Поля Елисейские. Книга памяти | страница 89



Однако Адамович был по-петербургски любезен, обещал на днях прочитать мои произведения, которые я и оставил у него. Держал он эти рассказы, пока не потерял их. Но надо отдать должное его чувству чести и сознанию ответственности, самые неожиданные, но существенные черты в характере Георгия Викторовича, – через З. Гиппиус ему удалось раздобыть другие экземпляры варшавской «За свободы», где подвизался Философов, и статус-кво был опять восстановлен. Весною 1929 года Адамович меня привел к Мережковским.

Я пишу об Адамовиче, близком и чуждом мне, которого я любил и порицал, защищал и клеймил много десятилетий. Эта смесь разнородных чувств, одновременно уживающихся, не только не исказит реального образа, но, наоборот, надеюсь, поможет его восстановить.

Адамовича в первую очередь надо благодарить за возникновение и развитие особого климата зарубежной литературы. Конечно, без него существовали бы те же писатели, поэты или даже еще лучшие, быть может, но парижского «тона» литературы, как особого и единого, всем понятного, хотя трудно определимого стиля, думаю, не было бы! И за это, надо полагать, когда-нибудь многие «москвичи» ему скажут спасибо.

Шарм, которым Адамович обладал в большей степени, чем кто-либо другой в эмиграции, шарм этот не должен умалять его подлинных заслуг, несмотря на все слабости и грехи. Основным же грехом его я считаю приблизитилизм!

Кстати, я один из немногих парижан, который умудрялся без всякого заранее составленного плана быть в хороших отношениях одновременно и с Адамовичем, и с Ходасевичем, хотя и по-разному…

Адамович, как это ни казенно звучит, создал школу, или, вернее, антишколу, что почти совпадает, объединявшую вокруг себя лучших молодых людей того времени. Без Адамовича, конечно, те же писатели и поэты подвизались бы, но вне какого бы то ни было объединяющего начала. В результате родилось одно органическое сознание: нужного и ненужного, важного и неважного, вечного и временного.

Достойно внимания, что в отдельных случаях Ходасевич был, пожалуй, ближе к ограниченной – литературной – истине, искуснее и даже «честнее». Слово «честный» в применении к художнику ничего не значит, вернее, играет ту же роль, что и эпитет «храбрый» по отношению к генералам, как объяснил Достоевский в «Записках писателя». Несмотря на весь свой подвиг, Ходасевич «школы» в эмиграции создать не мог.
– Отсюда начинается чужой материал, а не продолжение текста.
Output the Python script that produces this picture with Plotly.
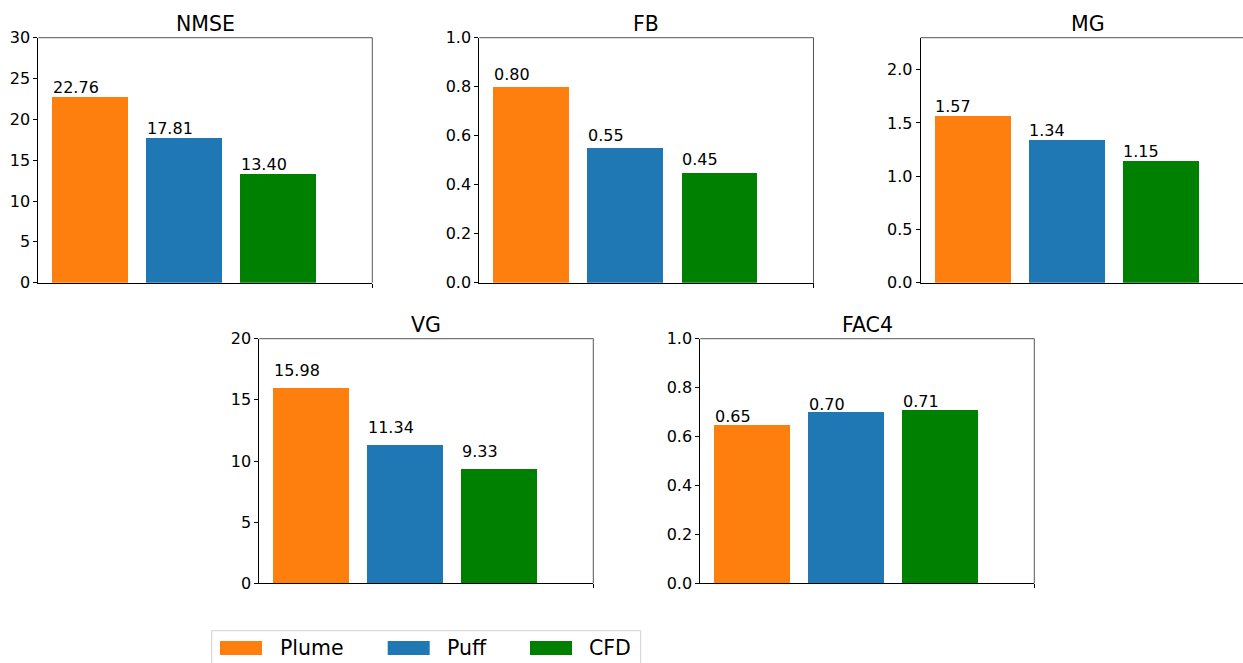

Вернее, ту «школу», которую он создал, не стоило защищать.

Адамович ошибался сплошь да рядом, капризничал, хвалил романы Алданова, ругал Сирина, высмеивал каждого, кто старался на свое «творчество» смотреть серьезно. Адамович ставил на карту виллы и драгоценности, проигрывал свои и чужие деньги, грешил сверхъестественно, уверял, что «литература прейдет, а дружба останется», казался часто только ловким шаркуном, оппортунистом. И все же в решительную минуту мы его всегда видим в строю, на самых ответственных местах.